Неординарную выставку в память о художнике Александре Гнилицком провели его жена Леся Заяц, его дочь Ксения Гнилицкая, а также друзья живописца.
Выставка прошла в стиле черного юмора, портреты — картины, фото, графика, несмотря на жесткие сюжеты выставленные на ней все таки наполняли посетителей неким спокойствием и светом.
Александр Гнилицкий для меня, увы, навсегда останется художником, у которого я не успел взять интервью. В ноябре 2009 г., немного не дожив до своего 50-летия, он ушел из жизни. Но кураторам юбилейной выставки в Национальном музее удалось так тонко выстроить экспозицию, что думать о художнике в прошедшем времени даже не приходит в голову. Он рядом — в бликах на хромированных ручках, в отблесках темных вагонных окон. Он теплый и родной. Он смотрит на нас немигающим взглядом языческого божества. С той стороны…
Этот внимательный взгляд и на самом раннем автопортрете художника: 1979 год, 3-й курс Харьковского художественного училища, пальто, шапка и сумка через плечо. Другая эпоха, а взгляд тот же, что и на портрете в интерьерах поезда InterCity уже в 2008 г. Выставка вообще сплошь состоит из автопортретов. Их так много, что складывается впечатление, будто они и были главной темой в творчестве автора.
Но ведь мы видели и знаем другого Гнилицкого — во впечатляющих живописных работах ранних 1990-х, в инсталляциях, представленных в 2007 г. на Венецианской биеннале! Организаторы выставки говорят, что их экспозиция ни в коем случае не ретроспектива — это не история искусства, а личная история. Лидер поколения “Парижской коммуны” (неформального объединения художников, обосновавшихся в заброшенном доме по ул.Михайловской в Киеве), звезда “новой волны”, перформер-экспериментатор остались за кадром.
Перед нами юноша-романтик (“Романтический автопортрет. Моцарт” 1991 г.), молодой отец в корявых каракулях дочери. Странички детского дневника Ксении Гнилицкой — один из самых трепетных экспонатов выставки. Она записала смешные истории: как папа вместе с известным итальянским куратором Акилле Бонито Оливой стащили на светском приеме бутерброды ей к завтраку; как они с отцом дважды за один день находили и снова забывали среди улицы старый подрамник.

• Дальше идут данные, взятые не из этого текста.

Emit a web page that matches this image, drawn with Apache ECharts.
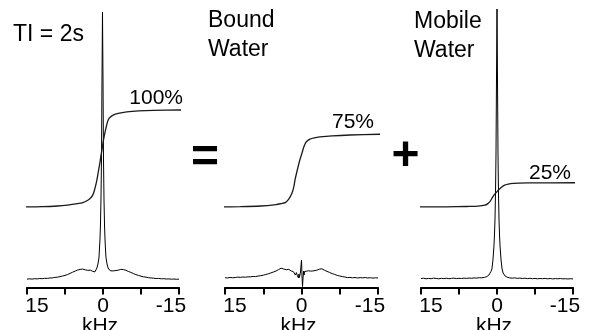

Ну и, наверное, одна из главных картин выставки — портрет добродушного лысого карлика в коротеньких штанишках “Когда я был маленьким, я был Махатмой”. И здесь во взгляде, созерцающем мир с восточной невозмутимостью, все та же истина, открывшаяся художнику.
Отражения
Не секрет, что сегодня весьма непросто готовить выставки художников 1990-2000 гг.: в музейных фондах работ этого периода практически нет, большинство картин рассредоточены по частным коллекциям, кое-что из которых более-менее регулярно достают на свет лишь пара-тройка отечественных филантропов.
Так что выставку Сadavre exquis можно считать счастливым исключением из правила. А все потому, что почти все представленные работы принадлежат друзьям художника или семье. Именно в семейной коллекции хранятся и поздние произведения Александра Гнилицкого — символичная работа “На тонком льду” и самая последняя картина “Люстра. Лютеранская, 8”.
Своеобразным ключом к пониманию выставки, последней шестеренкой, с которой запускается в работу весь механизм сопереживания происходящему, как мне показалось, стала вовсе не какая-то этапная работа художника, а безымянная картина его дочери Ксении. На ней малахитовый пузатый подсвечник в оплывшем горячем воске пускает зеленые искорки. И ни намека на чей-нибудь лик...
Хорошо, что на вернисаже никто не кичился рекордными ценами полотен и объемами продаж. Хорошо, что организаторы не говорили о новом ультрасовременном слове в искусстве, а вместо этого дали почувствовать саму его суть. Ведь искусство должно быть понятно без пространных лекций. Теперь я знаю, что на выставке contemporary art можно не только пугаться или негодовать, но и становиться добрее и мудрее.